Mayorga entered the United States without inspection near Brownsville, Texas, on or about January 28, 1990. In an Order to Show Cause, dated January 29, 1990, the INS charged that Mayorga was deportable under § 241(a)(2) of the Immigration and Nationalization of Act (INA), 8 U.S.C. § 1251(a)(2). At his deportation hearing begun in August, 1990, Mayorga admitted the factual allegations contained in the Order to Show Cause and conceded deportability. On October 15, 1990, he filed an application for political asylum pursuant to § 208 of the INA, which is also considered a request for withholding of deportation pursuant to § 243(h) of the Act.
Without much elaboration, the BIA denied Mayorga-Garcia's application for asylum and withholding of deportation. In a sparse three-page opinion, the Board found "no basis to support the respondent's contention that he has a well-founded fear of persecution on account of one of the five grounds enumerated in section 208(a) of the Act or that he has established a claim of past persecution sufficient to merit a grant of asylum relief." In the second clause, the BIA refers to the humanitarian relief granted upon a finding of particularly atrocious past persecution, such that a showing of fear of future persecution is not required, under Matter of Chen, Int.Dec. 3104 (BIA1989).
The Board of Immigration Appeals did not adopt the immigration judge's decision, which included a finding that the petitioner's testimony was credible, and accordingly it is the BIA's decision that this court must review. Alaelua v. INS, 45 F.3d 1379, 1382 (9th Cir.1995). However, since the BIA did not make a credibility finding, the petitioner's testimony is nevertheless presumed to be credible. Turcios v. INS, 829 F.2d 720, 723 (9th Cir.1987); Platero-Cortez v. INS, 804 F.2d 1127, 1131 (9th Cir.1986).
In this case, the petitioner's uncontroverted testimony clearly shows that the petitioner suffered past persecution. He was incarcerated for three months, kept isolated, beaten, threatened, and psychologically mistreated.1 Under the new asylum regulations, once a petitioner establishes past persecution, there is a rebuttable presumption that the petitioner has also established a well-founded fear of future persecution.2 If the presumption is not rebutted by a preponderance of the evidence, petitioner is eligible for asylum. In rejecting Mayorga-Garcia's petition for asylum, however, the BIA failed to apply the presumption or impose on the INS the burden of rebutting it. Instead, the BIA concluded in a most cursory fashion that because there was evidence of changed country conditions in Nicaragua, Mayorga had failed to prove that he had an objectively reasonable fear of future persecution. The BIA failed, however, to consider whether the evidence of changed country conditions was sufficient to rebut the presumption or to satisfy the government's burden of proof by a preponderance of the evidence. By failing to do so, the BIA abused its discretion and improperly shifted the burden to the petitioner. Yepes-Prado v. INS, 10 F.3d 1363, 1366 (9th Cir.1993) (an error of law constitutes an abuse of discretion); see also Kotasz v. INS, 31 F.3d 847, 849 (9th Cir.1984) (vacating an order denying asylum and remanding the case because the BIA committed a legal error in denying an asylum request).
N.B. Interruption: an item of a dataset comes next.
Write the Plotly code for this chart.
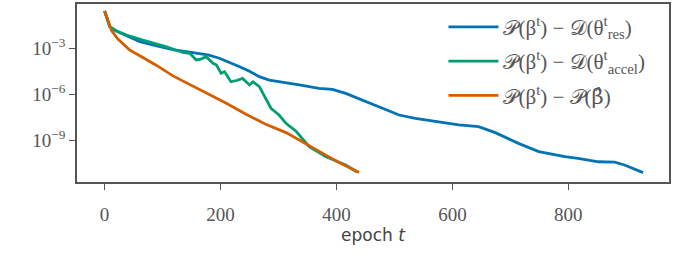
import numpy as np
import plotly.graph_objects as go

# x = epoch, values given as log10 of the gap
blue_x = [0, 5, 9, 20, 38, 61, 90, 120, 141, 164, 180, 198, 221, 233, 250, 267, 284, 307, 336, 370, 393, 416, 450, 479, 508, 536, 576, 611, 645, 674, 714, 749, 794, 817, 852, 880, 897, 929]
blue_log10 = [-0.57, -1.2, -1.6, -1.87, -2.17, -2.57, -2.85, -3.1, -3.22, -3.33, -3.45, -3.65, -4.0, -4.2, -4.5, -4.85, -5.07, -5.2, -5.39, -5.61, -5.68, -5.94, -6.48, -6.91, -7.35, -7.57, -7.79, -8.0, -8.11, -8.5, -9.2, -9.74, -10.07, -10.18, -10.4, -10.42, -10.61, -11.11]

green_x = [0, 5, 9, 20, 38, 66, 90, 107, 135, 147, 158, 166, 175, 187, 193, 201, 207, 218, 228, 238, 250, 256, 267, 277, 287, 301, 313, 330, 353, 382, 416, 435]
green_log10 = [-0.57, -1.2, -1.59, -1.85, -2.13, -2.46, -2.72, -2.9, -3.27, -3.33, -3.76, -3.7, -3.55, -3.98, -4.09, -4.63, -4.53, -5.18, -5.1, -4.96, -5.39, -5.18, -5.5, -6.2, -6.91, -7.35, -7.89, -8.4, -9.42, -10.07, -10.61, -11.05]

orange_x = [0, 6, 12, 23, 43, 66, 89, 118, 152, 181, 210, 244, 278, 313, 347, 381, 402, 420, 439]
orange_log10 = [-0.57, -1.26, -1.85, -2.4, -3.1, -3.6, -4.1, -4.8, -5.45, -6.0, -6.59, -7.3, -7.95, -8.5, -9.25, -9.95, -10.4, -10.75, -11.1]

series_names = [
    "𝒫(β<sup>t</sup>) − 𝒟(θ<sup>t</sup><sub>res</sub>)",
    "𝒫(β<sup>t</sup>) − 𝒟(θ<sup>t</sup><sub>accel</sub>)",
    "𝒫(β<sup>t</sup>) − 𝒫(<span style=\"font-family:'DejaVu Serif'\">β̂</span>)",
]
colors = ["#0173B2", "#029E73", "#D55E00"]

x_ticks = [0, 200, 400, 600, 800]
y_ticks = [1e-3, 1e-6, 1e-9]
y_ticktext = ["10<sup>−3</sup>", "10<sup>−6</sup>", "10<sup>−9</sup>"]

SERIF = "Liberation Serif"

fig = go.Figure()
for i, (xs, ls, name, c) in enumerate([
    (blue_x, blue_log10, series_names[0], colors[0]),
    (green_x, green_log10, series_names[1], colors[1]),
    (orange_x, orange_log10, series_names[2], colors[2]),
]):
    fig.add_trace(go.Scatter(x=xs, y=np.power(10.0, ls), mode="lines", name=name,
                             legendgroup=f"g{i}",
                             line=dict(color=c, width=2.8)))

axis_common = dict(showline=True, linecolor="#555", linewidth=1.5, mirror=True,
                   showgrid=False, zeroline=False, ticks="outside", ticklen=6,
                   tickwidth=1.3, tickcolor="#555",
                   tickfont=dict(family=SERIF, size=19, color="#555"))

fig.update_layout(
    width=673, height=254,
    margin=dict(l=77, r=2, t=4, b=72),
    plot_bgcolor="white", paper_bgcolor="white",
    font=dict(family=SERIF),
    showlegend=True,
    legend=dict(x=0.619, y=0.985, xanchor="left", yanchor="top",
                bgcolor="rgba(0,0,0,0)", tracegroupgap=4, itemwidth=50,
                font=dict(family=SERIF, size=21, color="#555")),
    xaxis=dict(range=[-47.6, 973.7], tickvals=x_ticks, ticklabelstandoff=8,
               title=dict(text="epoch <i>t</i>", standoff=4,
                          font=dict(family="DejaVu Sans", size=17, color="#444")),
               **axis_common),
    yaxis=dict(type="log", range=[-11.72, -0.11], tickvals=y_ticks, ticktext=y_ticktext,
               **axis_common),
)

fig.write_html("out.html")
Given the undisputed facts, the legal question here is not, as the BIA thought, whether Mayorga-Garcia "established" his entitlement to asylum, but whether the evidence introduced by the INS overcame the presumption of well founded fear of persecution to which petitioner was entitled. Having failed even to recognize the existence of the presumption, the BIA could certainly not have determined that the presumption had been rebutted. Moreover, while changed country conditions can under certain circumstances be used to rebut the presumption, the Board took only cursory notice of the changes in Nicaragua, and did not make an individualized analysis as required by Berroteran-Melendez v. INS, 955 F.2d 1251, 1257 (9th Cir.1992). Therefore, we conclude that the BIA failed to effectively rebut a legally mandated presumption.
Accordingly, we vacate the BIA's decision and remand this case to the BIA so that, applying the proper legal standard, it can determine whether to grant Mayorga-Garcia asylum or relief from deportation. See Singh v. Ilchert, 69 F.3d 375, 379 (9th Cir.1995).
VACATED and REMANDED.
The panel unanimously finds this case suitable for decision without oral argument. Fed.R.App.P. 34(a); Circuit Rule 34-4
The Honorable Robert R. Merhige, Jr., Senior United States District Judge for the Eastern District of Virginia, sitting by designation
This dispostion is not appropriate for publication and may not be cited to or by the courts of this circuit except as provided by Ninth Circuit Rule 36-3
The BIA's decision does not explicitly state that Mayorga suffered past persecution. Instead, it appears to attempt to bypass this question. Under the circumstances present here, however, it cannot do so unless it then applies the presumption
8 C.F.R. 208.13(b)(1)(i) says, in relevant part:
If it is determined that the applicant has established past persecution, he shall be presumed also to have a well-founded fear or persecution unless a preponderance of the evidence establishes since the time the persecution occurred conditions in the applicant's country of nationality or last habitual residence have changed to such an extent that the applicant no longer has a well-founded fear of being persecuted if he were to return.